Walkie-Talkie with ESP-NOW
Not quite Wi-Fi, not quite Bluetooth either…
Imagine your wireless project needs both fast response times and long-range capabilities? Wi-Fi and Bluetooth are unsuitable for such applications. Maybe ESP-NOW is a good alternative? Connections are established almost instantaneously, and ranges of several hundred meters are possible. In this article, we try it out in a simple walkie-talkie or wireless intercom application.
The ESP32 from Espressif is often used for its Wi-Fi and Bluetooth capabilities, a domain in which it excels. Wi-Fi and Bluetooth are great protocols for all sorts of wireless applications, but they have their limitations.
An inconvenience of Wi-Fi is the time needed to establish a connection. Also, Wi-Fi doesn’t allow for direct communication (peer-to-peer) between devices. There is always a router involved. Because of this, Wi-Fi is not really suited for simple low-latency remote-controls to open a garage door or to switch a light on and off. Such tasks require immediate response. To work around this, Wi-Fi applications tend to be powered on and connected all the time. As a result, they consume a lot of energy even when idle.
Bluetooth, on the other hand, features fast connection setup and peer-to-peer communication and is therefore suitable for low-latency remote controls. However, Bluetooth is intended for short-range applications with communicating devices spaced up to say ten meters apart. True, long-range Bluetooth exists, but it is not widely available yet.
The data rate of ESP-NOW is 1 Mbit/s by default (configurable), and a data packet can have a payload of up to 250 bytes. Together with header and checksum bytes, etc., this results in a 255-byte packet, the maximum allowed size.
ESP-NOW does not implement fancy connection or high-level communication protocols. Addressing is based on the node’s Ethernet MAC address, and so a pairing step is required to make them talk to each other. Also, data packets are not guaranteed to arrive in-order. For simple remote-control applications, this all is fine.
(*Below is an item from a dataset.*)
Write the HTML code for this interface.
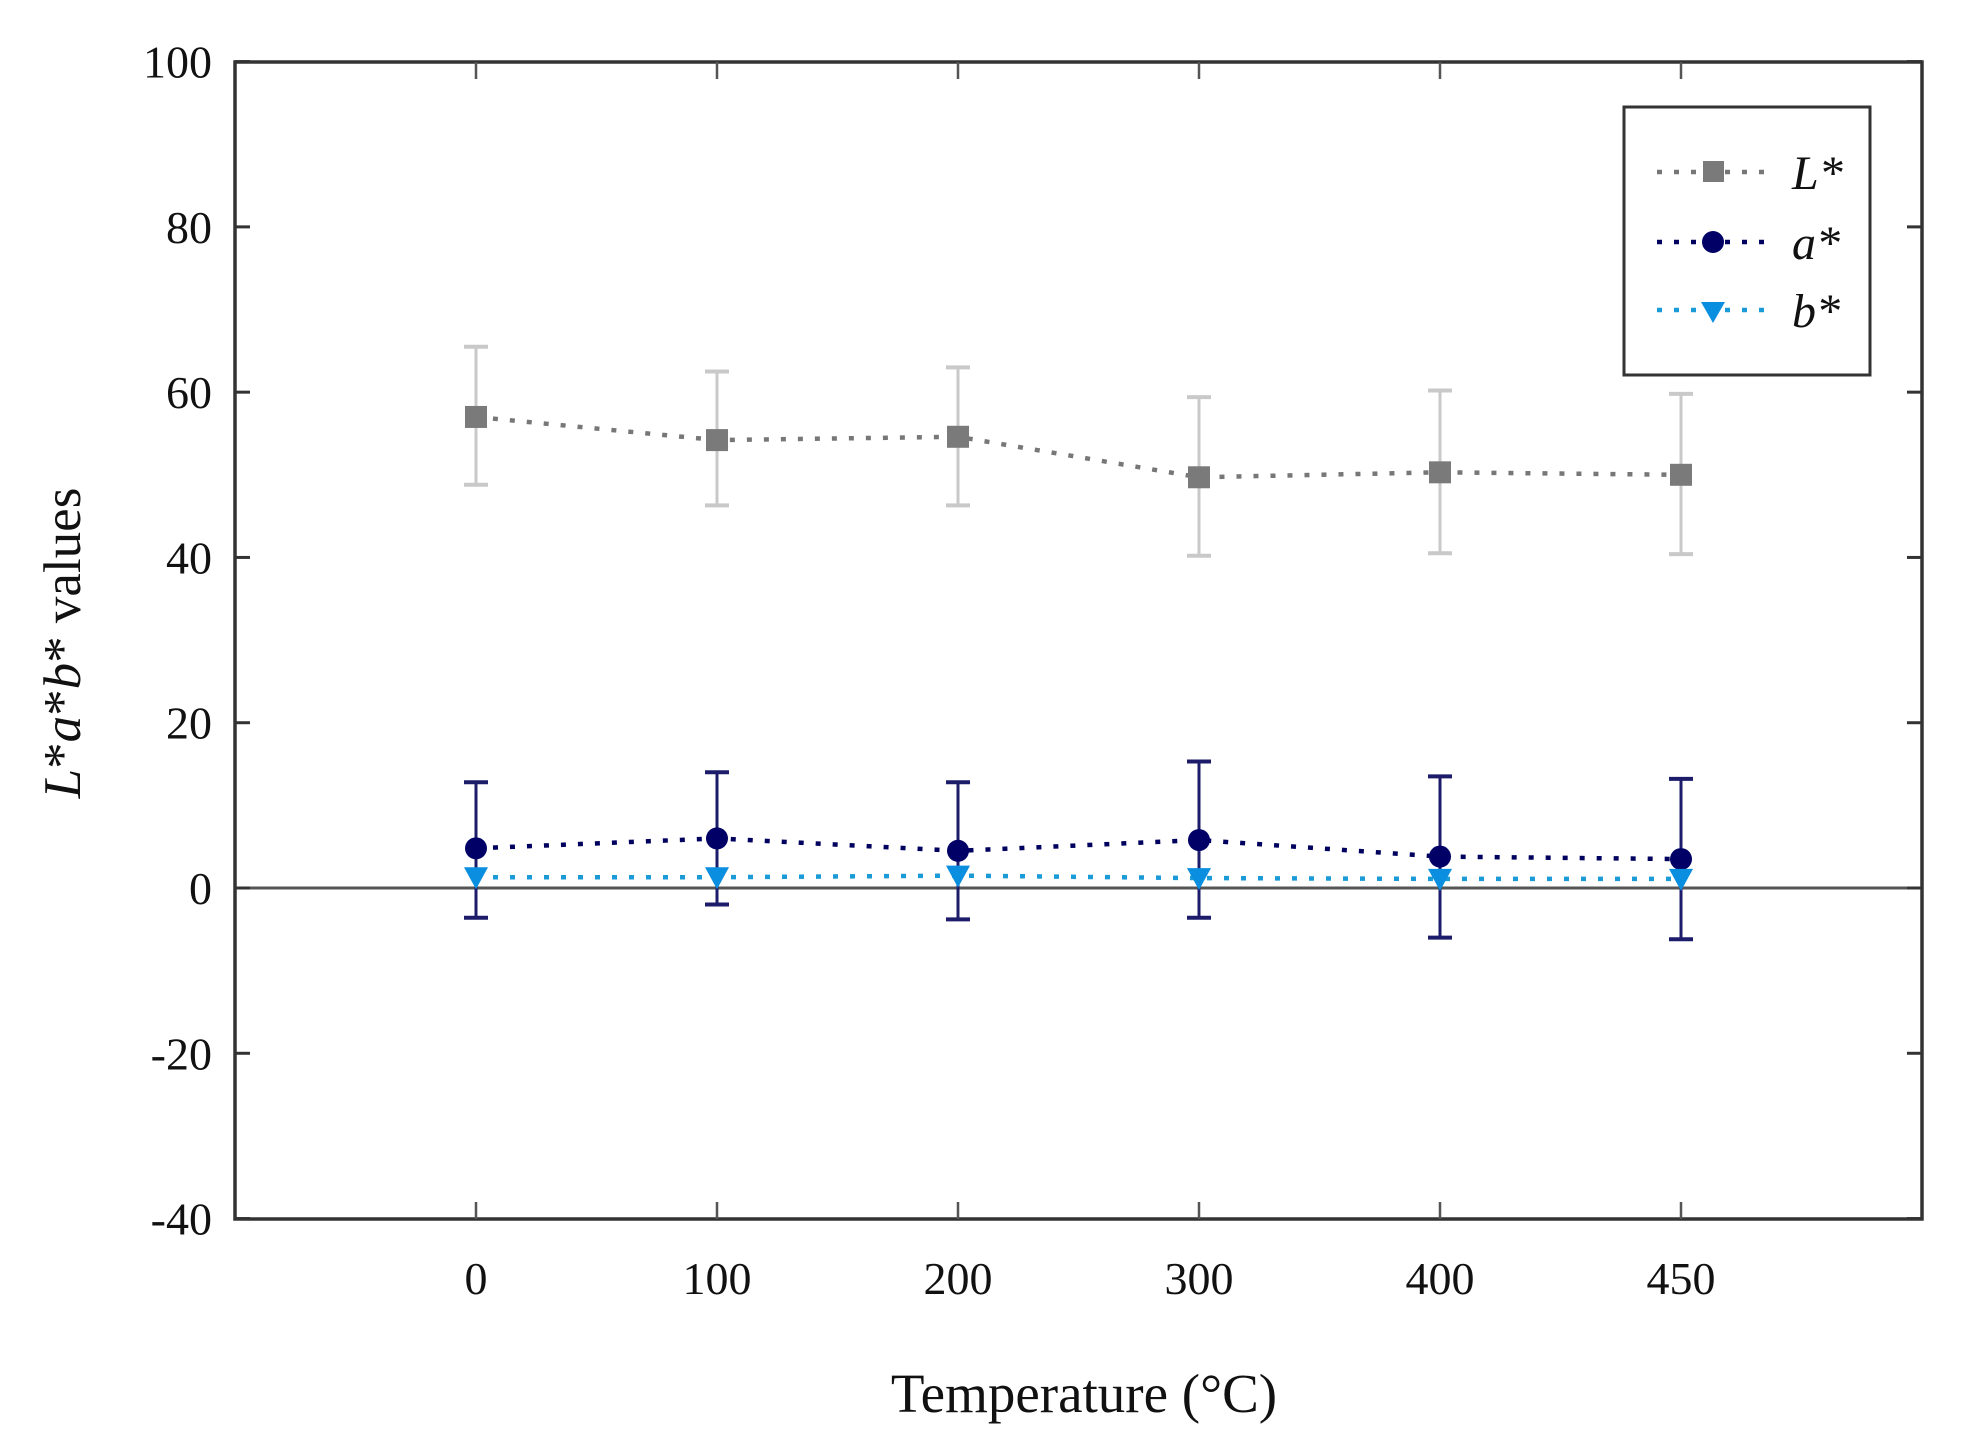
<!DOCTYPE html>
<html><head><meta charset="utf-8"><style>
html,body{margin:0;padding:0;background:#fff;width:1966px;height:1455px;overflow:hidden}
svg{display:block}
text{font-family:"Liberation Serif",serif;fill:#111}
</style></head><body>
<svg id="s" width="1966" height="1455" viewBox="0 0 1966 1455" xmlns="http://www.w3.org/2000/svg"></svg>
<script>
const s=document.getElementById('s');
const Y=v=>888-v*8.264;
const X=[476,717,958,1199,1440,1681];
let h='';
h+='<rect x="235" y="62" width="1687" height="1157" fill="none" stroke="#333" stroke-width="3.5"/>';
h+='<line x1="235" y1="888" x2="1922" y2="888" stroke="#555" stroke-width="3"/>';
for(let v=-40;v<=100;v+=20){const y=Y(v);
 h+=`<line x1="235" y1="${y}" x2="250" y2="${y}" stroke="#333" stroke-width="3"/>`;
 h+=`<line x1="1907" y1="${y}" x2="1922" y2="${y}" stroke="#333" stroke-width="3"/>`;
 h+=`<text x="212" y="${y+16}" font-size="46" text-anchor="end">${v}</text>`;}
const lab=['0','100','200','300','400','450'];
X.forEach((x,i)=>{
 h+=`<line x1="${x}" y1="1219" x2="${x}" y2="1202" stroke="#555" stroke-width="2.5"/>`;
 h+=`<line x1="${x}" y1="62" x2="${x}" y2="79" stroke="#555" stroke-width="2.5"/>`;
 h+=`<text x="${x}" y="1294" font-size="46" text-anchor="middle">${lab[i]}</text>`;});
h+='<text x="1084" y="1412" font-size="55" text-anchor="middle">Temperature (°C)</text>';
h+='<text transform="translate(80,643) rotate(-90)" font-size="53" text-anchor="middle"><tspan font-style="italic">L</tspan>*<tspan font-style="italic">a</tspan>*<tspan font-style="italic">b</tspan>* values</text>';
const L=[57,54.2,54.6,49.7,50.3,50],Lt=[65.5,62.5,63,59.4,60.2,59.8],Lb=[48.8,46.3,46.3,40.2,40.5,40.4];
const A=[4.8,6,4.5,5.8,3.8,3.5],At=[12.8,14,12.8,15.3,13.5,13.2],Ab=[-3.6,-2,-3.8,-3.6,-6,-6.2];
const B=[1.3,1.3,1.5,1.2,1.1,1.1];
function eb(t,b,c,w){X.forEach((x,i)=>{h+=`<line x1="${x}" y1="${Y(t[i])}" x2="${x}" y2="${Y(b[i])}" stroke="${c}" stroke-width="${w}"/><line x1="${x-12}" y1="${Y(t[i])}" x2="${x+12}" y2="${Y(t[i])}" stroke="${c}" stroke-width="${w+1}"/><line x1="${x-12}" y1="${Y(b[i])}" x2="${x+12}" y2="${Y(b[i])}" stroke="${c}" stroke-width="${w+1}"/>`;});}
function ln(d,c){h+=`<polyline points="${X.map((x,i)=>x+','+Y(d[i])).join(' ')}" fill="none" stroke="${c}" stroke-width="4.5" stroke-dasharray="5 12"/>`;}
eb(Lt,Lb,'#c9c9c9',3);
eb(At,Ab,'#1c1c6a',3);
ln(L,'#777');ln(A,'#00005e');ln(B,'#1a9ad6');
X.forEach((x,i)=>{
 h+=`<rect x="${x-11}" y="${Y(L[i])-11}" width="22" height="22" fill="#7a7a7a"/>`;
 h+=`<circle cx="${x}" cy="${Y(A[i])}" r="11" fill="#000066"/>`;
 const y=Y(B[i]);h+=`<polygon points="${x-12},${y-10} ${x+12},${y-10} ${x},${y+12}" fill="#0a8ee0"/>`;});
h+='<rect x="1624" y="107" width="246" height="268" fill="#fff" stroke="#333" stroke-width="3"/>';
const lg=[[172,'#777','L'],[242,'#00005e','a'],[310,'#1a9ad6','b']];
lg.forEach(([y,c,t],k)=>{
 h+=`<line x1="1657" y1="${y}" x2="1767" y2="${y}" stroke="${c}" stroke-width="4.5" stroke-dasharray="5 12"/>`;
 if(k==0)h+=`<rect x="1703" y="${y-11}" width="21" height="21" fill="#7a7a7a"/>`;
 if(k==1)h+=`<circle cx="1713" cy="${y}" r="11" fill="#000066"/>`;
 if(k==2)h+=`<polygon points="1701,${y-8} 1725,${y-8} 1713,${y+13}" fill="#0a8ee0"/>`;
 h+=`<text x="1792" y="${y+17}" font-size="48" font-style="italic" fill="#333">${t}*</text>`;});
s.innerHTML=h;
</script>
</body></html>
My objective was to create a walkie-talkie-like device based on ESP-NOW, or an intercom. A quick glance at the specifications of the ESP32 shows that it integrates everything needed for this: an analog-to-digital converter (ADC), a digital-to-analog converter (DAC), lots of computing power, and, of course, all the radio stuff. In practice, however, things are a little less rosy.
The 12-bit wide ADC turns out to be rather slow, I measured a maximum sample rate of around 20 kHz. Somewhere online, it was mentioned that its analog bandwidth is only 6 kHz. The DAC is eight bits wide (but there are two), which limits the possible audio quality even more.
However, my walkie-talkie can get away with these numbers if the audio bandwidth is limited to the standard telephony bandwidth of 3.5 kHz. A sample rate of 8 kHz results in a data rate of (8,000 × 8 / 250) × 255 = 65280 bits/s (remember, the maximum payload size is 250 bytes). This is way below the default rate of 1 Mbit/s. These specifications won’t get us high-fidelity audio quality, but that is not our goal anyway. Intelligibility is more important.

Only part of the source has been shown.